Dustin recruits his friend Lizzy and they take a trip to Rob Zombie’s re-imagined Haddonfield by watching “Halloween” and “Halloween 2” back-to-back. Unable to contain his anger, Dustin makes his case for the films as Movies That Suck.
There are two things I’m going to preface what you are about to read with.
1) I have seen Rob Zombie’s original films, “House of 1000 Corpses” and “The Devil’s Rejects” and yes, I enjoy them and fully give him credit for them.
2) The original “Halloween” by John Carpenter stands head and shoulders above the rest as my favorite horror movie ever, bar none.
Now that that’s out of the way, let’s dig into this.
FUCK ROB ZOMBIE.
I’m sorry I just couldn’t help it, I had to.
About a week ago as I was trying to think of a new Movie’s That Suck installment, Cameron suggested Rob Zombie’s ‘Halloween 2,’ a film I had never seen after watching his “re-imagining” of the first one and becoming so outraged I blocked it from my memory.
The idea wasn’t lost on me though, instead, we came to the conclusion that I would up the ante and watch both and do a Movies that Suck on the entirety of Zombie’s “Halloween.”
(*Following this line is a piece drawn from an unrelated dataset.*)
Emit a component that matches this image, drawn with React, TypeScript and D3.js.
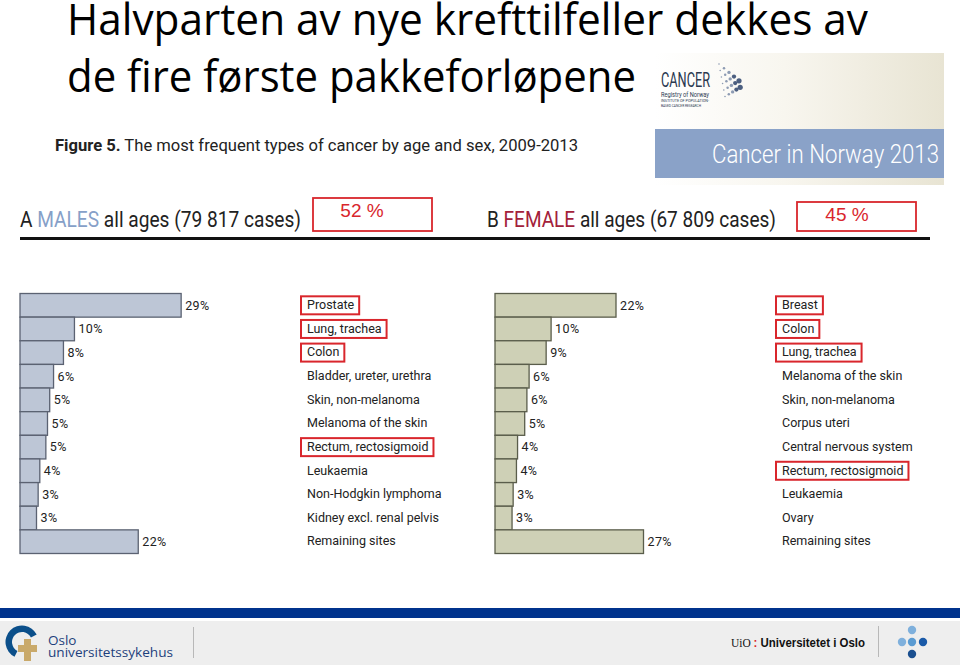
import React, { useEffect, useRef } from "react";
import * as d3 from "d3";

const maleCategories = [
  "Prostate", "Lung, trachea", "Colon", "Bladder, ureter, urethra", "Skin, non-melanoma",
  "Melanoma of the skin", "Rectum, rectosigmoid", "Leukaemia", "Non-Hodgkin lymphoma",
  "Kidney excl. renal pelvis", "Remaining sites",
];
const maleValues = [29.3, 9.9, 7.9, 6.1, 5.4, 5.0, 4.7, 3.6, 3.3, 3.0, 21.5];
const maleHighlighted = ["Prostate", "Lung, trachea", "Colon", "Rectum, rectosigmoid"];

const femaleCategories = [
  "Breast", "Colon", "Lung, trachea", "Melanoma of the skin", "Skin, non-melanoma",
  "Corpus uteri", "Central nervous system", "Rectum, rectosigmoid", "Leukaemia", "Ovary",
  "Remaining sites",
];
const femaleValues = [22.0, 10.2, 9.3, 6.2, 5.8, 5.4, 4.1, 3.9, 3.3, 3.1, 27.0];
const femaleHighlighted = ["Breast", "Colon", "Lung, trachea", "Rectum, rectosigmoid"];

const titleLines = ["Halvparten av nye krefttilfeller dekkes av", "de fire første pakkeforløpene"];
const shares = ["52 %", "45 %"];

const W = 960;
const H = 665;
const COND = "Roboto, 'DejaVu Sans', sans-serif";

export default function App() {
  const ref = useRef<SVGSVGElement | null>(null);

  useEffect(() => {
    const svg = d3.select(ref.current);
    svg.selectAll("*").remove();

    svg.append("rect").attr("width", W).attr("height", H).attr("fill", "#ffffff");

    const cond = (sel: any) => sel.attr("font-family", COND);

    // Title
    const title = svg.append("g").attr("font-family", "'Open Sans', sans-serif").attr("fill", "#000");
    title.append("text").attr("x", 67).attr("y", 35).attr("font-size", 44)
      .attr("textLength", 801).attr("lengthAdjust", "spacingAndGlyphs").text(titleLines[0]);
    title.append("text").attr("x", 67).attr("y", 92).attr("font-size", 44)
      .attr("textLength", 569).attr("lengthAdjust", "spacingAndGlyphs").text(titleLines[1]);

    // Logo block (top right)
    const defs = svg.append("defs");
    const lg = defs.append("linearGradient").attr("id", "beige").attr("x1", 0).attr("x2", 1).attr("y1", 0).attr("y2", 0);
    lg.append("stop").attr("offset", 0).attr("stop-color", "#ffffff");
    lg.append("stop").attr("offset", 0.45).attr("stop-color", "#f8f6ef");
    lg.append("stop").attr("offset", 1).attr("stop-color", "#e8e4d3");
    svg.append("rect").attr("x", 655).attr("y", 53).attr("width", 289).attr("height", 132).attr("fill", "url(#beige)");
    svg.append("rect").attr("x", 655).attr("y", 129).attr("width", 289).attr("height", 49).attr("fill", "#8aa2c8");
    cond(svg.append("text")).attr("x", 712).attr("y", 163)
      .attr("font-size", 25).attr("font-weight", 300).attr("fill", "#ffffff")
      .attr("textLength", 227).attr("lengthAdjust", "spacingAndGlyphs").text("Cancer in Norway 2013");
    cond(svg.append("text")).attr("x", 661).attr("y", 87).attr("font-size", 20)
      .attr("fill", "#2b3950").attr("textLength", 49).attr("lengthAdjust", "spacingAndGlyphs").text("CANCER");
    cond(svg.append("text")).attr("x", 661).attr("y", 97).attr("font-size", 8)
      .attr("fill", "#2b3950").attr("textLength", 48).attr("lengthAdjust", "spacingAndGlyphs").text("Registry of Norway");
    cond(svg.append("text")).attr("x", 661).attr("y", 102).attr("font-size", 4)
      .attr("fill", "#2b3950").attr("textLength", 48).attr("lengthAdjust", "spacingAndGlyphs").text("INSTITUTE OF POPULATION-");
    cond(svg.append("text")).attr("x", 661).attr("y", 106.5).attr("font-size", 4)
      .attr("fill", "#2b3950").attr("textLength", 40).attr("lengthAdjust", "spacingAndGlyphs").text("BASED CANCER RESEARCH");
    const dots = svg.append("g");
    for (let c = 0; c < 5; c++) {
      for (let r = 0; r < 6 - c; r++) {
        const cx = 719 + c * 5 + r * 1.2;
        const cy = 64 + c * 4.2 + r * 6.5;
        dots.append("circle").attr("cx", cx).attr("cy", cy).attr("r", 0.8 + c * 0.45)
          .attr("fill", c > 2 ? "#4c5f80" : "#8d9bb3");
      }
    }

    // Figure caption
    const cap = cond(svg.append("text")).attr("x", 55).attr("y", 151).attr("font-size", 17)
      .attr("fill", "#222").attr("textLength", 523).attr("lengthAdjust", "spacingAndGlyphs");
    cap.append("tspan").attr("font-weight", "bold").text("Figure 5.");
    cap.append("tspan").text(" The most frequent types of cancer by age and sex, 2009-2013");

    // Panel headings
    const hA = cond(svg.append("text")).attr("x", 20).attr("y", 227).attr("font-size", 22)
      .attr("fill", "#222").attr("textLength", 281).attr("lengthAdjust", "spacingAndGlyphs");
    hA.append("tspan").text("A ");
    hA.append("tspan").attr("fill", "#86a0c8").text("MALES");
    hA.append("tspan").text(" all ages (79 817 cases)");
    const hB = cond(svg.append("text")).attr("x", 487).attr("y", 227).attr("font-size", 22)
      .attr("fill", "#222").attr("textLength", 289).attr("lengthAdjust", "spacingAndGlyphs");
    hB.append("tspan").text("B ");
    hB.append("tspan").attr("fill", "#a3213a").text("FEMALE");
    hB.append("tspan").text(" all ages (67 809 cases)");

    // share boxes
    const boxes = [
      { x: 313, y: 198, w: 119, h: 33, tx: 362, ty: 217, t: shares[0] },
      { x: 797, y: 202, w: 119, h: 29, tx: 847, ty: 221, t: shares[1] },
    ];
    boxes.forEach((b) => {
      svg.append("rect").attr("x", b.x).attr("y", b.y).attr("width", b.w).attr("height", b.h)
        .attr("fill", "#fff").attr("stroke", "#d9262c").attr("stroke-width", 1.8);
      svg.append("text").attr("x", b.tx).attr("y", b.ty).attr("text-anchor", "middle")
        .attr("font-family", "'Liberation Sans', Arial, sans-serif").attr("font-size", 19)
        .attr("fill", "#d9262c").text(b.t);
    });

    svg.append("line").attr("x1", 20).attr("x2", 930).attr("y1", 238.5).attr("y2", 238.5)
      .attr("stroke", "#111").attr("stroke-width", 3);

    // Bar panels
    const xScale = d3.scaleLinear().domain([0, 100]).range([0, 550]);
    const drawPanel = (x0: number, labelX: number, cats: string[], vals: number[], hi: string[], fill: string, stroke: string) => {
      const y = d3.scaleBand<string>().domain(cats).range([293.5, 553.5]).paddingInner(0);
      const g = svg.append("g");
      g.selectAll("rect.bar").data(cats).enter().append("rect").attr("class", "bar")
        .attr("x", x0).attr("y", (d) => y(d)!)
        .attr("width", (d, i) => xScale(vals[i])).attr("height", y.bandwidth())
        .attr("fill", fill).attr("stroke", stroke).attr("stroke-width", 1.3);
      cond(g.selectAll("text.val").data(cats).enter().append("text").attr("class", "val"))
        .attr("x", (d: string, i: number) => x0 + xScale(vals[i]) + 4)
        .attr("y", (d: string) => y(d)! + y.bandwidth() / 2 + 1)
        .attr("dominant-baseline", "middle").attr("font-size", 12.5).attr("fill", "#222")
        .attr("letter-spacing", 0.4)
        .text((d: string, i: number) => `${Math.round(vals[i])}%`);
      const labels = cond(g.selectAll("text.cat").data(cats).enter().append("text").attr("class", "cat"))
        .attr("x", labelX).attr("y", (d: string) => y(d)! + y.bandwidth() / 2 + 0.5)
        .attr("dominant-baseline", "middle").attr("font-size", 12.5).attr("fill", "#222")
        .text((d: string) => d);
      labels.each(function (this: SVGTextElement, d: string) {
        if (!hi.includes(d)) return;
        const w = this.getComputedTextLength();
        g.append("rect").attr("x", labelX - 6).attr("y", y(d)! + y.bandwidth() / 2 - 9)
          .attr("width", w + 11).attr("height", 18).attr("fill", "none")
          .attr("stroke", "#d9262c").attr("stroke-width", 2);
      });
    };
    drawPanel(20, 307, maleCategories, maleValues, maleHighlighted, "#bdc6d6", "#5b6272");
    drawPanel(495, 782, femaleCategories, femaleValues, femaleHighlighted, "#ced0b6", "#5a5d4b");

    // Footer
    svg.append("rect").attr("x", 0).attr("y", 608).attr("width", W).attr("height", 10).attr("fill", "#00338d");
    svg.append("rect").attr("x", 0).attr("y", 618).attr("width", W).attr("height", 47).attr("fill", "#eeeeee");
    svg.append("rect").attr("x", 0).attr("y", 618).attr("width", W).attr("height", 3).attr("fill", "#ffffff");
    // Oslo logo
    const arc = d3.arc()({ innerRadius: 10, outerRadius: 16.5, startAngle: -Math.PI * 0.85, endAngle: Math.PI * 0.35 } as any);
    svg.append("path").attr("d", arc!).attr("transform", "translate(22,642)").attr("fill", "#0b4f8a");
    svg.append("path").attr("d", "M24,639 h7 v6 h6 v7 h-6 v9 h-7 v-9 h-6 v-7 h6 z").attr("fill", "#c9a96a");
    svg.append("text").attr("x", 48).attr("y", 645).attr("font-family", "'Open Sans', sans-serif").attr("font-size", 13.5)
      .attr("fill", "#1d3f7c").text("Oslo");
    svg.append("text").attr("x", 48).attr("y", 657).attr("font-family", "'Open Sans', sans-serif").attr("font-size", 13.5)
      .attr("fill", "#1d3f7c").attr("textLength", 125).attr("lengthAdjust", "spacingAndGlyphs").text("universitetssykehus");
    svg.append("line").attr("x1", 193.5).attr("x2", 193.5).attr("y1", 627).attr("y2", 658).attr("stroke", "#b8b8b8");
    // UiO
    const uio = svg.append("text").attr("x", 731).attr("y", 647).attr("font-size", 12.5).attr("fill", "#111")
      .attr("textLength", 134).attr("lengthAdjust", "spacingAndGlyphs");
    uio.append("tspan").attr("font-family", "'Liberation Serif', serif").text("UiO ");
    uio.append("tspan").attr("font-family", "'Liberation Sans', sans-serif").attr("fill", "#d9262c").attr("font-weight", "bold").text(":");
    uio.append("tspan").attr("font-family", "'Liberation Sans', sans-serif").attr("font-weight", "bold").text(" Universitetet i Oslo");
    svg.append("line").attr("x1", 878.5).attr("x2", 878.5).attr("y1", 626).attr("y2", 657).attr("stroke", "#b8b8b8");
    const dotData = [
        { x: 912, y: 630, c: "#7fb0dc" },
        { x: 902, y: 642, c: "#7fb0dc" },
        { x: 912, y: 642, c: "#5a9bd2" },
        { x: 923, y: 642, c: "#1a5aa8" },
        { x: 912, y: 654, c: "#1a4f8f" },
    ];
    svg.selectAll("circle.fdot").data(dotData).enter().append("circle").attr("class", "fdot")
      .attr("cx", (d) => d.x).attr("cy", (d) => d.y).attr("r", 4.2).attr("fill", (d) => d.c);
  }, []);

  return (
    <svg ref={ref} width={W} height={H} style={{ position: "absolute", left: 0, top: 0, display: "block" }} />
  );
}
I recruited my friend Lizzy, someone who had never seen either film, and together we strapped in for a nightmare we weren’t even prepared for.
When Rob Zombie announced he was remaking “Halloween,” there was skepticism throughout the fan base because Michael Myers had long been such a sacred character to the fans, fans generally began to warm to the idea however, when it became known that Zombie would be diving deeper into Michael’s past and what it was exactly that made him evil, what shaped him into the iconic killer.
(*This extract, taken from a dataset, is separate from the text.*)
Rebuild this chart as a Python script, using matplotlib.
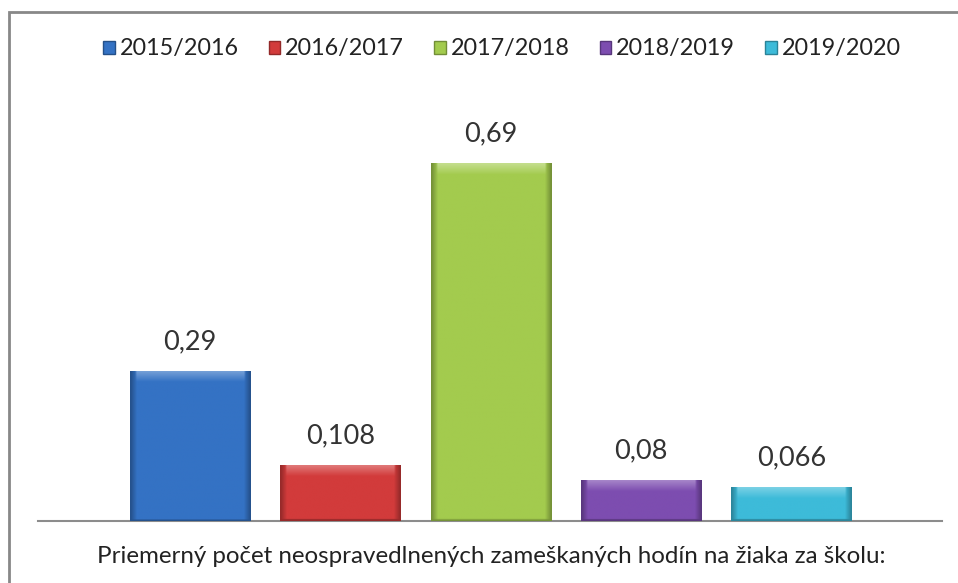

If this sounds promising then I’m sorry because any promise in the idea of a backstory is completely lost in a pool of shallow, stylized nonsense that suggests Zombie was more concerned with jarring, shocking images than crafting a movie built on tension and progression of a story. “House of 1000 Corpses” was similarly jarring and sporadic, but the “old-school” slasher feel of it worked, and “Devil’s Rejects” showed growth in Zombie as a filmmaker in terms of story structure so “Halloween” feels like a giant step backwards if you’ve seen his other films.
The majority of “Halloween” is spent showing us the life of young Michael Myers as he spends his days getting verbally abused by virtually everyone in his life; his older sister, stepdad and kids at school who taunt him for the fact that his mom is a stripper at the local club. Michael then gets his aggressions out by torturing and dissecting animals in his room, oddly uninterrupted. Soon, Michael begins to think bigger and he beats one of his classmates to death, inflicting impossibly brutal damage with a tree branch, again, unbeknownst to everyone.
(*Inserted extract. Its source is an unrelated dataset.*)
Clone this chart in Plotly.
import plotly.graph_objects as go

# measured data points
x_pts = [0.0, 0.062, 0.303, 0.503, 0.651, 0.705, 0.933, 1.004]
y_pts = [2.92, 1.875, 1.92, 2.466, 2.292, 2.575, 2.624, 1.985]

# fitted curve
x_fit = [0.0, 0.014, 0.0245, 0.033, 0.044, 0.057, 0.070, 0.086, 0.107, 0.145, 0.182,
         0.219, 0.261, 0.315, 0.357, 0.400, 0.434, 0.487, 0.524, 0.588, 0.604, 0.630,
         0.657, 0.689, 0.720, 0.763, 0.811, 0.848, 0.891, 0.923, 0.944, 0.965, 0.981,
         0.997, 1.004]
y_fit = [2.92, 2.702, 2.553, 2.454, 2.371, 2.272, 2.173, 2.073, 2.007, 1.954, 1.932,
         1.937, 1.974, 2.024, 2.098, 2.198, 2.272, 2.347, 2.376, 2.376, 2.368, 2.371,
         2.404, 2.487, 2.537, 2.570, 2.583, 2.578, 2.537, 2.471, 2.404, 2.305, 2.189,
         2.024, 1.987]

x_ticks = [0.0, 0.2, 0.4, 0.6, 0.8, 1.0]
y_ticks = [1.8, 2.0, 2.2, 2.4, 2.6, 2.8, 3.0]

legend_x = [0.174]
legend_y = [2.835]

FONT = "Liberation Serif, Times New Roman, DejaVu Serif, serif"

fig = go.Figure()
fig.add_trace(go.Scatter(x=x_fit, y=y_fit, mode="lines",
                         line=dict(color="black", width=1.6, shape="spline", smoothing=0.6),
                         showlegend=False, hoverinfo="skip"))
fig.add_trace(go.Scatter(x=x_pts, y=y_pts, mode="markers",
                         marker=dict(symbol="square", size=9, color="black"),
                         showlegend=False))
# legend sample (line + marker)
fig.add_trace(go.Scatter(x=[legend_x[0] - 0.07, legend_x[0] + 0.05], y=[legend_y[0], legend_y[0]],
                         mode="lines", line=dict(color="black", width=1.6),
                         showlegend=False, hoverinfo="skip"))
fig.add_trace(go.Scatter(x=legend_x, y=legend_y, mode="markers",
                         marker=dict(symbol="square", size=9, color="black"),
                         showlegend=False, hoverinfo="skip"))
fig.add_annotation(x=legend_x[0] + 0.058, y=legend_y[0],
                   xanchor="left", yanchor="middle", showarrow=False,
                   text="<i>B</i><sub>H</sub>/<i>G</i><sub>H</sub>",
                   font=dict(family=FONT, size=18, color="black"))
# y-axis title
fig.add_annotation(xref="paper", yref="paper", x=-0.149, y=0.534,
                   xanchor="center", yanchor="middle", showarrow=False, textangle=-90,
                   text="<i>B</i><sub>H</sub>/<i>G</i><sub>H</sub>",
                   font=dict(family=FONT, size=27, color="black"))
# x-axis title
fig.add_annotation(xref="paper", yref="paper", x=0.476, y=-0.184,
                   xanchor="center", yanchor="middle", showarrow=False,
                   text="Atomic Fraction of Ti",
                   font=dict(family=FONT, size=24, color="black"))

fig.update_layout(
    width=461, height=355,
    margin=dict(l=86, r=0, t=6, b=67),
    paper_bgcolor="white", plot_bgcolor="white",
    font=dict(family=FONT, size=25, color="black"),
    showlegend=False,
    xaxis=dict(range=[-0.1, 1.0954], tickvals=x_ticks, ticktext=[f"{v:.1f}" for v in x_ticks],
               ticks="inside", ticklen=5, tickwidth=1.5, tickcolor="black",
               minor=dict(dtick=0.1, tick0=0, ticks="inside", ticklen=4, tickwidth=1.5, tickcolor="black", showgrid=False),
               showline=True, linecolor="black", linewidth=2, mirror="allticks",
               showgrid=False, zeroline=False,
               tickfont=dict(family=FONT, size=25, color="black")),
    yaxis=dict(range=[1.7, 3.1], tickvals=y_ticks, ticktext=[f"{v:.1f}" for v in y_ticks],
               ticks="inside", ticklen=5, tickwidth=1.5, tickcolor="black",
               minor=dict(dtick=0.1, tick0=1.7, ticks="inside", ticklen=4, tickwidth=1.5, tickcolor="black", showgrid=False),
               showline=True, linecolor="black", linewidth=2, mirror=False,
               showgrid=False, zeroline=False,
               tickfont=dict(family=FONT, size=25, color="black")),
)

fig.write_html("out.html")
Michael’s Mom is called in to meet with the principal over some pictures of dead animals that he (shocker!) thinks Michael is responsible for.
Michael’s Mom is of course, in denial about the possibility that her son could possibly be a sociopath and a monster at such a young age, so Halloween night, she leaves Michael to go Trick’R’Treating with his older sister as she works a late shift at her strip club. Side note: Myers’ mom is played by Sherri Moon-Zombie, Rob Zombie’s wife. Lizzy and I spent an oddly high amount of time imagining the conversations between the two as he told her what he wanted her to do for the scenes she is stripping and how it couldn’t have possibly sounded good at all.
This powder keg of a situation finally explodes when his sister refuses to take him Trick’R’Treating so she can have sex with her boyfriend, now is when I mention that his sister is played by Little Jenny from “Forrest Gump” so you can commence feeling old and creepy. Of course, this is the last thing Michael wants so he loses his shit and kills everyone in the house; drunk stepdad, boyfriend and sister while we get cut scenes of the Mom’s striptease at the same time for exploitative reasons. All he does is leave his baby sister unharmed, showing compassion for her and eliciting the third “bullshit” call from Lizzy and I already.
We then get the one saving grace of these two trainwrecks, Dr. Samuel Loomis as played by Malcolm McDowell, who becomes Michael’s psychiatrist when he’s institutionalized following the brutal murders. At first, Michael seems to have no recollection of the murders (“bullshit” call number four) and over time, becoming completely unresponsive and not saying a word. We’re shown that 15 years have passes and Loomis decides he’s spent enough time trying and he quits, leaving an oddly jacked and massive Michael completely alone.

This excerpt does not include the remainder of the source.